Ms. Collins has not shown that the ALJ's determination not to obtain a post-hearing medical opinion on the post-DLI evidence was not supported by substantial evidence or was legally erroneous.4

Conclusion

For the reasons explained above, the Commissioner's denial of Ms. Collins' claim for disability benefits will be reversed and remanded for reconsideration. On remand, the Commissioner must obtain an updated expert medical opinion on medical equivalence to listing 11.06 and must evaluate Ms. Collins' migraines and reconsider and articulate their effect, if any, on her eligibility for disability benefits.

FootNotes


1. By agreement with the Social Security Administration, initial and reconsideration reviews in Indiana are performed by an agency of state government, the Disability Determination Bureau, a division of the Indiana Family and Social Services Administration. 20 C.F.R. Part 404, Subpart Q ('404.1601, et seq.). Hearings before ALJs and subsequent proceedings are conducted by personnel of the federal Social Security Administration.
2. The initial decision's Explanation of Determination also lists a report from G. Joseph Herr, M.D., that was received on May 24, 2011, (R. 83), but the Court was unable to identify this report in the Record.

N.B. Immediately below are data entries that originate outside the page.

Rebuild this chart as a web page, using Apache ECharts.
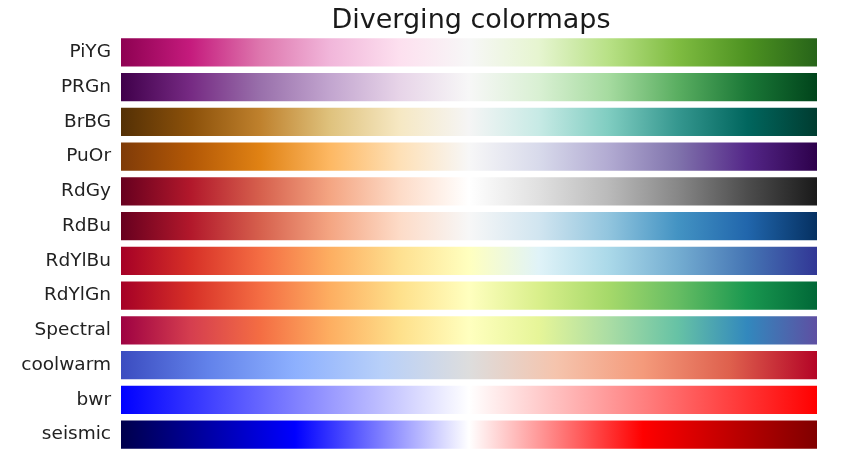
<!DOCTYPE html>
<html>
<head>
<meta charset="utf-8">
<script src="https://cdn.jsdelivr.net/npm/echarts@6/dist/echarts.min.js"></script>
<style>
html,body{margin:0;padding:0;background:#fff;}
#chart{width:860px;height:467px;}
</style>
</head>
<body>
<div id="chart"></div>
<script>
const title = 'Diverging colormaps';
const categories = ['PiYG','PRGn','BrBG','PuOr','RdGy','RdBu','RdYlBu','RdYlGn','Spectral','coolwarm','bwr','seismic'];
const PiYG = ['#8e0152','#c51b7d','#de77ae','#f1b6da','#fde0ef','#f7f7f7','#e6f5d0','#b8e186','#7fbc41','#4d9221','#276419'];
const PRGn = ['#40004b','#762a83','#9970ab','#c2a5cf','#e7d4e8','#f7f7f7','#d9f0d3','#a6dba0','#5aae61','#1b7837','#00441b'];
const BrBG = ['#543005','#8c510a','#bf812d','#dfc27d','#f6e8c3','#f5f5f5','#c7eae5','#80cdc1','#35978f','#01665e','#003c30'];
const PuOr = ['#7f3b08','#b35806','#e08214','#fdb863','#fee0b6','#f7f7f7','#d8daeb','#b2abd2','#8073ac','#542788','#2d004b'];
const RdGy = ['#67001f','#b2182b','#d6604d','#f4a582','#fddbc7','#ffffff','#e0e0e0','#bababa','#878787','#4d4d4d','#1a1a1a'];
const RdBu = ['#67001f','#b2182b','#d6604d','#f4a582','#fddbc7','#f7f7f7','#d1e5f0','#92c5de','#4393c3','#2166ac','#053061'];
const RdYlBu = ['#a50026','#d73027','#f46d43','#fdae61','#fee090','#ffffbf','#e0f3f8','#abd9e9','#74add1','#4575b4','#313695'];
const RdYlGn = ['#a50026','#d73027','#f46d43','#fdae61','#fee08b','#ffffbf','#d9ef8b','#a6d96a','#66bd63','#1a9850','#006837'];
const Spectral = ['#9e0142','#d53e4f','#f46d43','#fdae61','#fee08b','#ffffbf','#e6f598','#abdda4','#66c2a5','#3288bd','#5e4fa2'];
const coolwarm = ['#3b4cc0','#6282ea','#8db0fe','#b8d0f9','#dddddd','#f5c4ad','#f49a7b','#de604d','#b40426'];
const bwr = ['#0000ff','#ffffff','#ff0000'];
const seismic = ['#00004c','#0000ff','#ffffff','#ff0000','#800000'];
const colormaps = [PiYG,PRGn,BrBG,PuOr,RdGy,RdBu,RdYlBu,RdYlGn,Spectral,coolwarm,bwr,seismic];
const barValue = 1;

function gradient(colors){
  const stops = colors.map((c,i)=>({offset: i/(colors.length-1), color: c}));
  return new echarts.graphic.LinearGradient(0,0,1,0,stops);
}

const chart = echarts.init(document.getElementById('chart'));
chart.setOption({
  animation:false,
  backgroundColor:'#ffffff',
  title:{
    text:title, left:466, textAlign:'center', top:2,
    textStyle:{fontFamily:'DejaVu Sans', fontSize:27, fontWeight:'normal', color:'#1a1a1a'}
  },
  grid:{left:121, right:43, top:35, bottom:15},
  xAxis:{type:'value', min:0, max:1, show:false},
  yAxis:{
    type:'category', data:categories, inverse:true,
    axisLine:{show:false}, axisTick:{show:false}, splitLine:{show:false},
    axisLabel:{fontFamily:'DejaVu Sans', fontSize:18.5, color:'#222222', margin:10}
  },
  series:[{
    type:'bar',
    barCategoryGap:'18%',
    data: colormaps.map(cm=>({value:barValue, itemStyle:{color:gradient(cm)}}))
  }]
});
</script>
</body>
</html>
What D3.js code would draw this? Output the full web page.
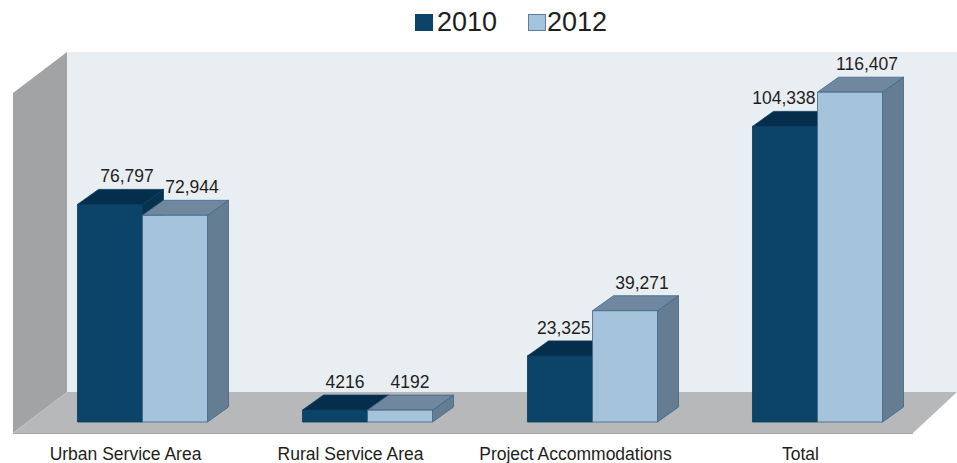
<!DOCTYPE html>
<html>
<head>
<meta charset="utf-8">
<script src="https://cdn.jsdelivr.net/npm/d3@7"></script>
<style>
  body { margin: 0; background: #fff; }
  svg { display: block; }
  text { font-family: "Liberation Sans", Arial, sans-serif; }
</style>
</head>
<body>
<svg id="chart" width="957" height="463"></svg>
<script>
// ---- data ----
const categories = ["Urban Service Area", "Rural Service Area", "Project Accommodations", "Total"];
const seriesNames = ["2010", "2012"];
const values2010 = [76797, 4216, 23325, 104338];
const values2012 = [72944, 4192, 39271, 116407];
const labels2010 = ["76,797", "4216", "23,325", "104,338"];
const labels2012 = ["72,944", "4192", "39,271", "116,407"];
const valueDomain = [0, 120000];

// ---- styling ----
const colors = {
  "2010": { front: "#0b4468", top: "#052e4c", side: "#06324f", stroke: "#0a3a5a" },
  "2012": { front: "#a5c3db", top: "#6f889f", side: "#657d92", stroke: "#3f6688" }
};
const wallColors = { back: "#e9eef3", left: "#a2a3a5", floor: "#b7b8ba", edge: "#a6a7a9" };

const svg = d3.select("#chart");

// front plane of the 3D box
const plot = { left: 13, right: 913, base: 433, top: 93 };
const depthY = 41;
// horizontal depth offset shrinks slightly to the right (mild perspective)
const depthX = x => 54 - 10 * (x - plot.left) / (plot.right - plot.left);
const proj = (x, y, z) => [x + z * depthX(x), y - z * depthY];

const x = d3.scaleBand().domain(categories).range([plot.left, plot.right])
  .paddingInner(0.4222).paddingOuter(0.2111);
const xSub = d3.scaleBand().domain(seriesNames).range([0, x.bandwidth()]);
const y = d3.scaleLinear().domain(valueDomain).range([plot.base, plot.top]);

const poly = pts => "M" + pts.map(p => p.join(",")).join("L") + "Z";

// ---- walls and floor ----
const g = svg.append("g");
g.append("path")
  .attr("d", poly([proj(plot.left, plot.base, 1), proj(plot.right, plot.base, 1),
                   proj(plot.right, plot.top, 1), proj(plot.left, plot.top, 1)]))
  .attr("fill", wallColors.back);
g.append("path")
  .attr("d", poly([[plot.left, plot.top], proj(plot.left, plot.top, 1),
                   proj(plot.left, plot.base, 1), [plot.left, plot.base]]))
  .attr("fill", wallColors.left);
g.append("path")
  .attr("d", poly([[plot.left, plot.base], [plot.right, plot.base],
                   proj(plot.right, plot.base, 1), proj(plot.left, plot.base, 1)]))
  .attr("fill", wallColors.floor);
g.append("line")
  .attr("x1", plot.left).attr("x2", plot.right)
  .attr("y1", plot.base + 0.5).attr("y2", plot.base + 0.5)
  .attr("stroke", wallColors.edge).attr("stroke-width", 1);

// ---- bars ----
const barShift = { dx: 17, dy: -11 };   // bars sit partway into the floor
const barDepth = { dx: 21, dy: -15 };   // thickness of each bar

const rows = categories.map((c, i) => ({
  category: c,
  bars: [
    { series: "2010", value: values2010[i], label: labels2010[i] },
    { series: "2012", value: values2012[i], label: labels2012[i] }
  ]
}));

const barsG = svg.append("g");
const labelsG = svg.append("g");

rows.forEach(row => {
  const geo = row.bars.map(b => {
    const x0 = x(row.category) + xSub(b.series) + barShift.dx;
    const x1 = x0 + xSub.bandwidth();
    const yb = plot.base + barShift.dy;
    const yt = y(b.value) + barShift.dy;
    return { ...b, x0, x1, yb, yt };
  });

  geo.forEach(b => {
    const c = colors[b.series];
    const bg = barsG.append("g").attr("stroke", c.stroke).attr("stroke-width", 0.8)
      .attr("stroke-linejoin", "round");
    bg.append("path")
      .attr("d", poly([[b.x1, b.yt], [b.x1 + barDepth.dx, b.yt + barDepth.dy],
                       [b.x1 + barDepth.dx, b.yb + barDepth.dy], [b.x1, b.yb]]))
      .attr("fill", c.side);
    bg.append("path")
      .attr("d", poly([[b.x0, b.yt], [b.x1, b.yt], [b.x1 + barDepth.dx, b.yt + barDepth.dy],
                       [b.x0 + barDepth.dx, b.yt + barDepth.dy]]))
      .attr("fill", c.top);
    bg.append("rect")
      .attr("x", b.x0).attr("y", b.yt)
      .attr("width", b.x1 - b.x0).attr("height", b.yb - b.yt)
      .attr("fill", c.front);
  });

  // value labels above each bar's top face
  geo.forEach((b, j) => {
    const next = geo[j + 1];
    const t = labelsG.append("text")
      .attr("y", b.yt + barDepth.dy - 7)
      .attr("font-size", 17.5)
      .attr("fill", "#1e1e1e")
      .text(b.label);
    if (next && next.value > b.value) {
      t.attr("x", next.x0 - 2).attr("text-anchor", "end");
    } else {
      // short bars keep their labels closer together
      const shift = (b.yb - b.yt) < 30 ? 10 : 17;
      t.attr("x", (b.x0 + b.x1) / 2 + shift).attr("text-anchor", "middle");
    }
  });
});

// ---- category labels ----
svg.append("g").selectAll("text")
  .data(categories)
  .join("text")
  .attr("x", d => x(d) + x.bandwidth() / 2)
  .attr("y", 460)
  .attr("text-anchor", "middle")
  .attr("font-size", 17.5)
  .attr("fill", "#1e1e1e")
  .text(d => d);

// ---- legend ----
const legend = svg.append("g");
const legendItems = [
  { name: "2010", sx: 415, tx: 437 },
  { name: "2012", sx: 528, tx: 547 }
];
legendItems.forEach(it => {
  legend.append("rect")
    .attr("x", it.sx + 0.5).attr("y", 14.5).attr("width", 17).attr("height", 16)
    .attr("fill", colors[it.name].front)
    .attr("stroke", it.name === "2012" ? "#5a7fa0" : colors[it.name].front);
  legend.append("text")
    .attr("x", it.tx).attr("y", 31)
    .attr("font-size", 27)
    .attr("fill", "#1e1e1e")
    .text(it.name);
});
</script>
</body>
</html>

The Court Transcript Index [Doc. 10-1, p. 2] shows records received from Dr. Herr as Exhibit 9F, but those records were received on November 30, 2011, (R. 332), after the administrative reviews were performed.
3. While Ms. Collins could have requested such opinions from her post-DLI treating sources for purposes of the present review, the question would arise why she did not obtain and submit those opinions earlier, during the administrative proceedings.
4. The Court notes that, if the ALJ found that expert medical opinion relating post-DLI evidence of a progressive impairment's limiting effects to pre-DLI disability is improper because it would be "speculative," then she would be wrong. S.S.R. 83-20 specifically approves, and finds necessary, such opinion evidence in appropriate cases. However, the Court does not construe the ALJ to have made such a finding. While perhaps not as clearly expressed as it could have been, the Court finds that the ALJ's statement meant only that evidence generated during the pre-DLI period can be better evidence of a claimant's pre-DLI functional limitations than medical opinion speculating from post-DLI evidence, if the pre-DLI evidence is sufficient and on-point.